Cancer represents a cellular insurrection. Tumors form when a renegade cell accumulates mutations that allow it to reproduce without restraint and defy the molecular signals that tell it to stop. Over the past two decades, Bert Vogelstein and his team have uncovered the specific genes and mutations responsible for colorectal cancer and established a genetic model for cancer progression that has enhanced our understanding of the formation and development of all cancers. They are now using this knowledge to develop diagnostic tests for identifying individuals at risk for developing colon cancer and to search for new treatments for the disease.
Although he majored in math as an undergraduate, Vogelstein chose to pursue a medical degree so that he could focus on problems in human health. One of his first patients was a four-year-old with leukemia. "Here was this little girl with a disease that we knew almost nothing about," he says. "It was very frustrating." That feeling of helplessness drove Vogelstein to the lab, where he hoped he could make sense of cancer.
To get a handle on the molecular changes that drive malignancy, Vogelstein turned to studies of colorectal cancer. He chose this cancer, in part, because various forms of colorectal tumors can be obtained for genetic analysis. Vogelstein hoped to find evidence that colon cancers can be caused by the loss of a tumor suppressor, a gene that in normal cells acts as a molecular brake to control division. Tumor suppressors were high on the list of suspects because cancer cells frequently contain chromosomes that are broken or missing large chunks. These deleted regions, Vogelstein thought, were likely to harbor genes that normally restrict cell proliferation. The problem was that, at that point in time, tumor-suppressor genes were hypothetical; no one had yet identified a particular example.
Surprisingly, Vogelstein's first search turned up TP53, a gene that had not been known to be altered in cancers and was thought to work in an opposite fashion from a tumor-suppressor gene, stimulating rather than inhibiting growth. But Vogelstein and his students provided incontrovertible evidence that TP53 really was the tumor-suppressor gene on chromosome 17 that they had been searching for. In colon cancer cells, both copies of TP53 were disabled; if one copy had been deleted, the other always harbored an inactivating mutation. They subsequently found that TP53 was involved not only in colon cancers, but in most types of human cancer, suggesting that the gene might be a common denominator for human cancers. This stimulated a revolution in cancer research: more than 20,000 mutations of TP53 have been identified in human cancers since Vogelstein's first report.
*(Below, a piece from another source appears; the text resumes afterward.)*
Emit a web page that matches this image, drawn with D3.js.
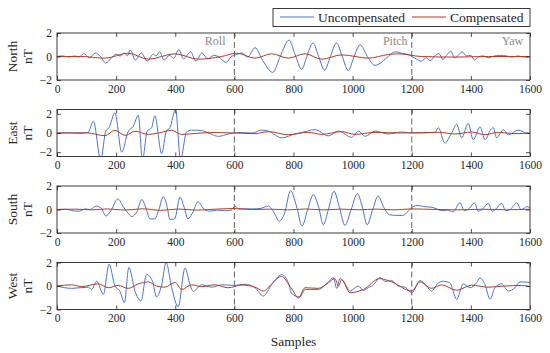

Vogelstein then joined forces with Kenneth Kinzler, who started out as a graduate student in Vogelstein's lab and is now a professor at Johns Hopkins. Working together, the researchers identified additional genes involved in colon cancers. One of the most important of these was APC. Vogelstein and Kinzler showed that mutations of APC occurring in single colorectal epithelial cells are the initiating events in colorectal tumors, starting off the process and leading to the formation of benign tumors (adenomas). Furthermore, patients who inherit a mutation in APC develop a disease called familial adenomatous polyposis and develop hundreds or thousands of benign tumors throughout their colon and rectum. The team also discovered other genes that cause familial forms of colorectal cancers, including several that, when compromised, destroy the cell's ability to repair mistakes in its DNA. They have also identified genes, such as PIK3CA, that, when mutated, help convert benign tumors to malignant tumors.
Many of Vogelstein's current research projects are aimed at devising less invasive ways to diagnose cancer early and at discovering therapeutic approaches that will wipe out tumors by exploiting the new knowledge of cancer biology. His lab has developed sensitive blood tests that are now used in the clinic to identify patients with inherited mutations in genes known to be involved in colorectal cancer. Vogelstein and his colleagues are also exploring experimental treatments. For example, they've used an oxygen-hating, soil-dwelling bacterium to thwart tumor growth in animals with cancer. Because tumors grow so quickly, they tend to outrun their blood supply, leaving certain areas low in oxygen. Microbes that thrive in the absence of oxygen can penetrate tumors, proliferate rapidly, and kill the cancer cells.